▶ [Aim] Restate, exactly and without pictures, the lines from the start of the listing below through the line holding "2010, 2011, 2012];".

▶ [Source data]
%%
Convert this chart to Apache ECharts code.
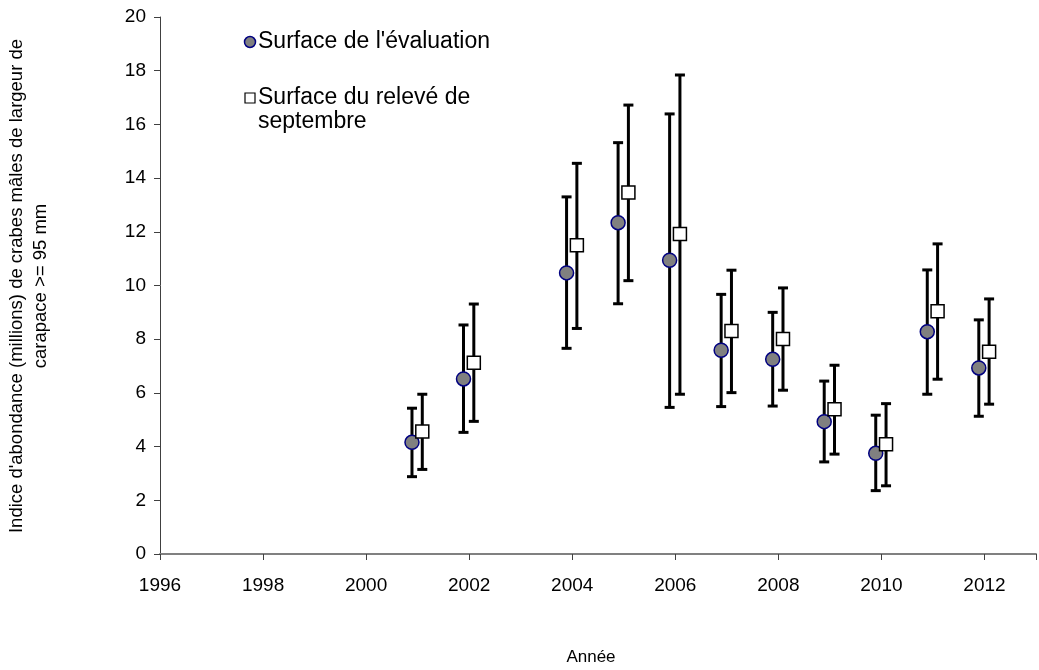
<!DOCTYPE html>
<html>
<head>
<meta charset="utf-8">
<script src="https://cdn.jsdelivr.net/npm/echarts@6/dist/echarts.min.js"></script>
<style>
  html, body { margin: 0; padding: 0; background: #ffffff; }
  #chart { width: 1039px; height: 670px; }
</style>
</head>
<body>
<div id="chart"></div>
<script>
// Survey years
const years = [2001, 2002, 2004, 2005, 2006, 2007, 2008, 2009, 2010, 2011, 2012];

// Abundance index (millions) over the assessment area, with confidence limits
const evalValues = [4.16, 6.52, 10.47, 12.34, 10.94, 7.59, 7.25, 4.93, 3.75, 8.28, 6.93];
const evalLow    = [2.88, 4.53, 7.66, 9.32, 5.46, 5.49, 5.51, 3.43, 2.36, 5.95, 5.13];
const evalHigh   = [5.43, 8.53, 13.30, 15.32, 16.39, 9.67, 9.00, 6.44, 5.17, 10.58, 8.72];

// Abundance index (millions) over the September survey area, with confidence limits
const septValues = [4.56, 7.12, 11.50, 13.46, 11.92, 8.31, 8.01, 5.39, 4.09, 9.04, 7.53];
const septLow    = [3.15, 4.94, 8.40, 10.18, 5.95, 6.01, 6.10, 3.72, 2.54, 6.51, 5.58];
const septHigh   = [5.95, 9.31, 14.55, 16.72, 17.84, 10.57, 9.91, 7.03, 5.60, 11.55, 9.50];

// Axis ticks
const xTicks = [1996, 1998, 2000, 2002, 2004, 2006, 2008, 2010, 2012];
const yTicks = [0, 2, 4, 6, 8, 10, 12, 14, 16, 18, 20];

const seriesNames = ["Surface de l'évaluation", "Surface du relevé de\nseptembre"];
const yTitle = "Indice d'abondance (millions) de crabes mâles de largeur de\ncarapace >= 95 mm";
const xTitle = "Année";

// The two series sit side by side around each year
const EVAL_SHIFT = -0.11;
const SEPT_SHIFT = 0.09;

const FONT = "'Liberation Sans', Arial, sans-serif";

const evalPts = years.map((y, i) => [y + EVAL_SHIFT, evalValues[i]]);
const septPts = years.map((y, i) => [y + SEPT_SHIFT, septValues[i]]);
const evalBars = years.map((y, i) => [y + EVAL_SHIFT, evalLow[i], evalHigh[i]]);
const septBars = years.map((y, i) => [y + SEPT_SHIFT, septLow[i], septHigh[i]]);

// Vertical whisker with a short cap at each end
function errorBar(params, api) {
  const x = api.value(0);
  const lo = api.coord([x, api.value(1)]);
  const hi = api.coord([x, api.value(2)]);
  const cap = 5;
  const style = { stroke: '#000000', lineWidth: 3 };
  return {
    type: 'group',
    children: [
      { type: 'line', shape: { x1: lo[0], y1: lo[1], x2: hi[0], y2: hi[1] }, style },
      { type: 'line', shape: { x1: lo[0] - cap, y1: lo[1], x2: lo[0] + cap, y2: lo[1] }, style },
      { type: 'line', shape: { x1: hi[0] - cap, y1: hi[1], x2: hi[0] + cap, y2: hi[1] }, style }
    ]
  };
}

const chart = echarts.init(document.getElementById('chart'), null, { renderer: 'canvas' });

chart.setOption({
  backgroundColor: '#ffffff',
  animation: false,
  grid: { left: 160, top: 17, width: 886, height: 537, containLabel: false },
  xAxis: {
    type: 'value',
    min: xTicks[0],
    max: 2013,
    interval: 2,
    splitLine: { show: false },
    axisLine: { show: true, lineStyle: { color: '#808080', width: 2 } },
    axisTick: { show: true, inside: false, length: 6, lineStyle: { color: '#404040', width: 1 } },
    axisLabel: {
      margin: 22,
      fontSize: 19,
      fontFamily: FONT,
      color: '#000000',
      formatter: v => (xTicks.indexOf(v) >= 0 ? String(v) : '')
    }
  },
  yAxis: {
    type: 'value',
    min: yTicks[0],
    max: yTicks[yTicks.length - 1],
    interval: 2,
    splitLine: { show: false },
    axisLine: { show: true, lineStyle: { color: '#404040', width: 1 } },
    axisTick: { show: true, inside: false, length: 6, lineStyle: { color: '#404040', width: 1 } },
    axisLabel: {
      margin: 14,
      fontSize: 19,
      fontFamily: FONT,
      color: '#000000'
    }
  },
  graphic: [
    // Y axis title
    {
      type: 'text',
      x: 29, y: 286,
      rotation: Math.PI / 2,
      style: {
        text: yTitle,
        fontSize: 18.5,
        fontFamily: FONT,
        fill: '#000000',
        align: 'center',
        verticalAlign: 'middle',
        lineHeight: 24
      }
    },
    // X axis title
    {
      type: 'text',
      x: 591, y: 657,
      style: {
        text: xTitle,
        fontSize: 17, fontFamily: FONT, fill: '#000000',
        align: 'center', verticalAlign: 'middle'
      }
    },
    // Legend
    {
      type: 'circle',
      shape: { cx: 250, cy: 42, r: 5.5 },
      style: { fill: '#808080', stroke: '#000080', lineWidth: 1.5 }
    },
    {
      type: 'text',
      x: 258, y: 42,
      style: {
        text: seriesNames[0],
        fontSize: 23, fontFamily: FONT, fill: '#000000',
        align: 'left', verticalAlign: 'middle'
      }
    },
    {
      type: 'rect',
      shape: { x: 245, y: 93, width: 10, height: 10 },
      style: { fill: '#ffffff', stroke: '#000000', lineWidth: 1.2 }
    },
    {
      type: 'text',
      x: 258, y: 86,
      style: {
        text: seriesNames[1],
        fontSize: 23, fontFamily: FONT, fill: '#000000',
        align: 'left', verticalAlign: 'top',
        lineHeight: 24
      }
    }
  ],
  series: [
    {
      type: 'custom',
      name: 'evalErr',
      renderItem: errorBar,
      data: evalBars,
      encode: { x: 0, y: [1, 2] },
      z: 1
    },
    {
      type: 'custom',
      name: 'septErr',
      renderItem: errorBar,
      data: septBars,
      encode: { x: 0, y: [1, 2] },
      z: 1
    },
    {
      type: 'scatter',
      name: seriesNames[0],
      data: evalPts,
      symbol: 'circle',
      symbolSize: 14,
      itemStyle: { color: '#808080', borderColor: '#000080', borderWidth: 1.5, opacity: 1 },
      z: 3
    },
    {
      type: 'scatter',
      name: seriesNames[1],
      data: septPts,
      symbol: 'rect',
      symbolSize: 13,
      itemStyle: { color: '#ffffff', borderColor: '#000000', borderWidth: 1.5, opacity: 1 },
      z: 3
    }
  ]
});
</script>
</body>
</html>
%%
▶ [Answer]
Convert this chart to Apache ECharts code.
<!DOCTYPE html>
<html>
<head>
<meta charset="utf-8">
<script src="https://cdn.jsdelivr.net/npm/echarts@6/dist/echarts.min.js"></script>
<style>
  html, body { margin: 0; padding: 0; background: #ffffff; }
  #chart { width: 1039px; height: 670px; }
</style>
</head>
<body>
<div id="chart"></div>
<script>
// Survey years
const years = [2001, 2002, 2004, 2005, 2006, 2007, 2008, 2009, 2010, 2011, 2012];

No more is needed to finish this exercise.